Another early morning screening for me at the Barbican. In fact, if you want to truly engage with a film, the best time to see it is in the morning. As at this point, you are still quietly reflective after the pits and annals of sleep yet paradoxically alert enough to embrace the myriad ideas on offer. 'Inherent Vice' is based on the Thomas Pynchon novel of the same name. As is the case with Pynchon's novels, I feel that the experience of watching the film is the important thing. Remembering it afterwards, a somewhat harder experience. Pynchon's novels are dense, complicated affairs involving symbolism, characters on very important missions and seemingly abstract wanderings. He writes like a Beat writer and again the journey is the point, not the destination. The film starred Joaquin Phoenix. I recall that it was very funny and the characters had an engaging quality about them. Also when you consider how many 'real life male tragedy' films that were released in the cinema at the beginning of last year, it was nice to see something a bit different.
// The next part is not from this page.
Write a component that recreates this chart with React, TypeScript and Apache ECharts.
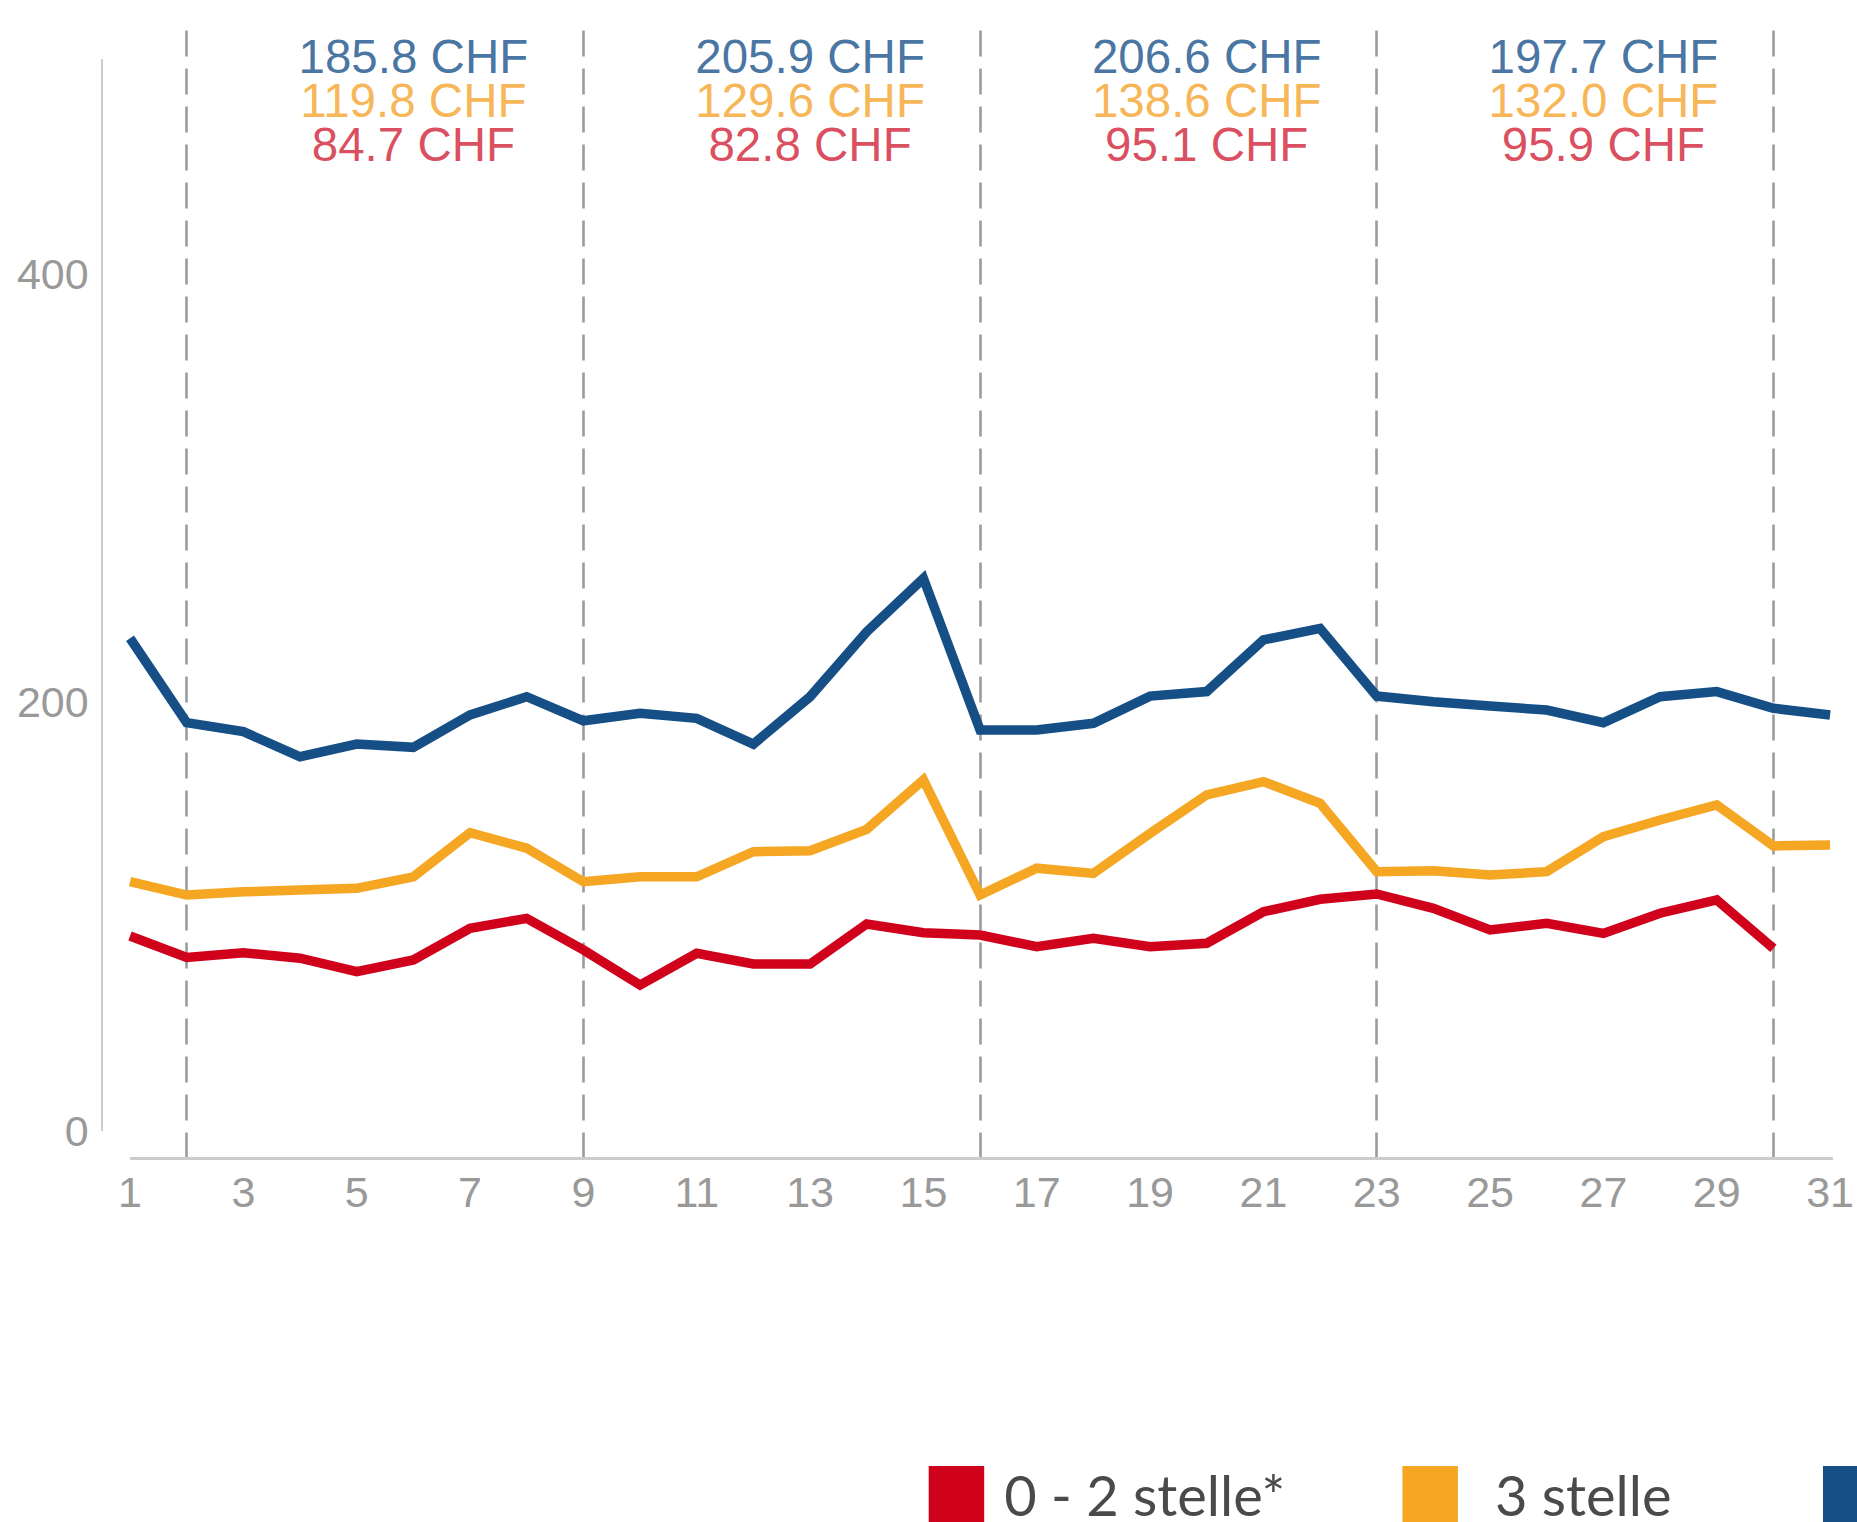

Monday 2nd February 2015 - 'The Nether' at the Duke of York's Theatre.
I attended this performance with a friend. This play had previously been staged at the Royal Court Theatre. Jennifer Haley creates a disturbing dystopian vision of a near future so like our own, it is very scary. The Nether of the title is a totally addictive and absorbing virtual reality created by the user. Essentially, it is the internet as we know it, only a little worse. Imagine being able to do exactly what you want to do without any moral restraints. This is a thriller that deserves to be seen by everyone as it is occasionally horrifying to see how desensitised many of us are becoming as more hours are spent in the glow of computer screens than in the company of family and friends. I remember that both my friend and I had similar looks on our faces as we left the theatre. Shocked would be an understatement. It would be wrong of me to overlook the references to 'Alice in Wonderland' and the sublime unreality of the mise-en-scene. The beauty of the setting, trees and bushes and elegantly dressed avatars performing their heightened roles. I am glad that this play is still popping up. It's currently on in Florida at the Area Stage in Coral Gables.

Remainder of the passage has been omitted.